144. The circumstances of this case apparently aroused the indignation
of the learned judge in an uncommon degree; and that indignation was
expressed in terms which were not consistent with due regard to the right and duty of the jury to exercise an independent judgment in the premises, or with the circumspection and caution which should characterize judicial utterances.
In addition to what has already been quoted, the following remarks, among others, were made:
'How unjust, how cruel, what a mockery, what a sham, what a bloody crime, it would be, upon the part of this government, to send a man out into that Golgotha* to officers, and command them, in the solemn name of the president of the United States, to execute these processes, and say to them: 'Men may defy you; men may arm themselves, and hold you at bay; they may obstruct your process; they may intimidate your execution of it; they may hinder you in making [Page 153 U.S. 614, 627] the arrest; they may delay you in doing it by threats of armed violence upon you; and yet I am unable, as chief executive of this government, to assure you that you have any protection whatever!' ... What was this posse to do? What was he commanded to do? To go into the Indian country, and hunt up Mr. Starr, and say to him that on a certain day 'the judge of the federal court at Ft. Smith will want your attendance at a little trial down there, wherein you are charged with horse stealing, and you will be kind enough, sir, to put in your attendance on that day; and the judge sends his compliments to you, Mr. Starr?' Is that his mission? Is that the message from this court that is to be handed to Mr. Starr upon a silver platter, with all the formalities of polite society? Is that what Floyd Wilson was employed or engaged to do? No. This court did not have anything to do with that command. It does not go in the name of this court. It goes in the name of the chief executive officer,-the president of the United States. What does he say, of course acting for the people? ... Without these officers, what is the use of this court? It takes men who are brave to uphold the law here. I say, because of this, and because there is no protection unless the law is upheld by men of this kind, if it be true that you are satisfied of the fact, beyond a reasonable doubt, that Floyd Wilson was a man of this kind, that he was properly in the execution of the high duty devolving upon him, and while so properly executing it, by the light of these principles of the law I have given you, his life was taken by this defendant, your solemn duty would be to say that he is guilty of the crime of murder, because, if the law has been violated, it is to be vindicated. You are to stand by the nation.
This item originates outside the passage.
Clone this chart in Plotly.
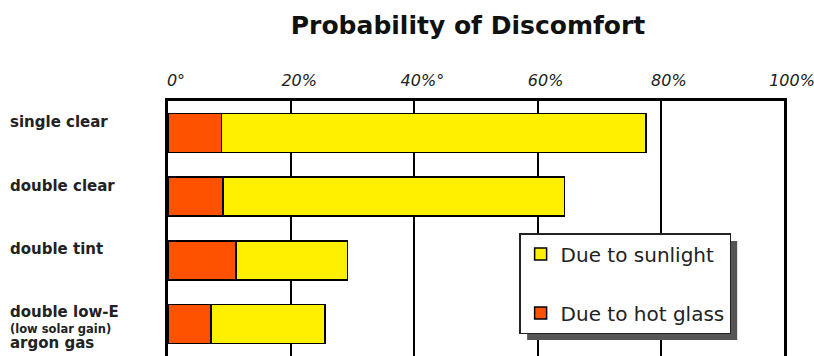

You are to say to all the people that no man can trample upon the law, wickedly, violently, and ruthlessly; that it must be upheld if it has been violated.'
These
expressions are qualified to some extent by other parts of the charge,
which we cannot give at length, but we are constrained to express our
disapprobation of this mode of instructing and advising a jury.
Whatever special necessity
for enforcing the law in all its [Page 153 U.S. 614, 628] rigor there
may be in a particular quarter of the country, the rules by which, and
the manner in which, the administration of justice should be conducted,
are the same everywhere; and argumentative matter of this sort should
not be thrown into the scales by the judicial officer who holds them.
The judgment is reversed, and the cause remanded, with a direction to grant a new trial.
* - “Golgotha” (Calvary) is the name of the site, outside of Ancient Jerusalem’s early 1st century walls, where Jesus was crucified. See: Matthew 27:33; "And when they were come unto a place called Golgotha, that is to say, a place of a skull,", Mark 15:22 ; "And they bring him unto the place Golgotha, which is, being interpreted, The place of a skull.", "And when they were come to the place, which is called Calvary, there they crucified him, and the malefactors, one on the right hand, and the other on the left." - Luke 23:33; and, "And he bearing his cross went forth into a place called [the place] of a skull, which is called in the Hebrew Golgotha:"- John 19:17.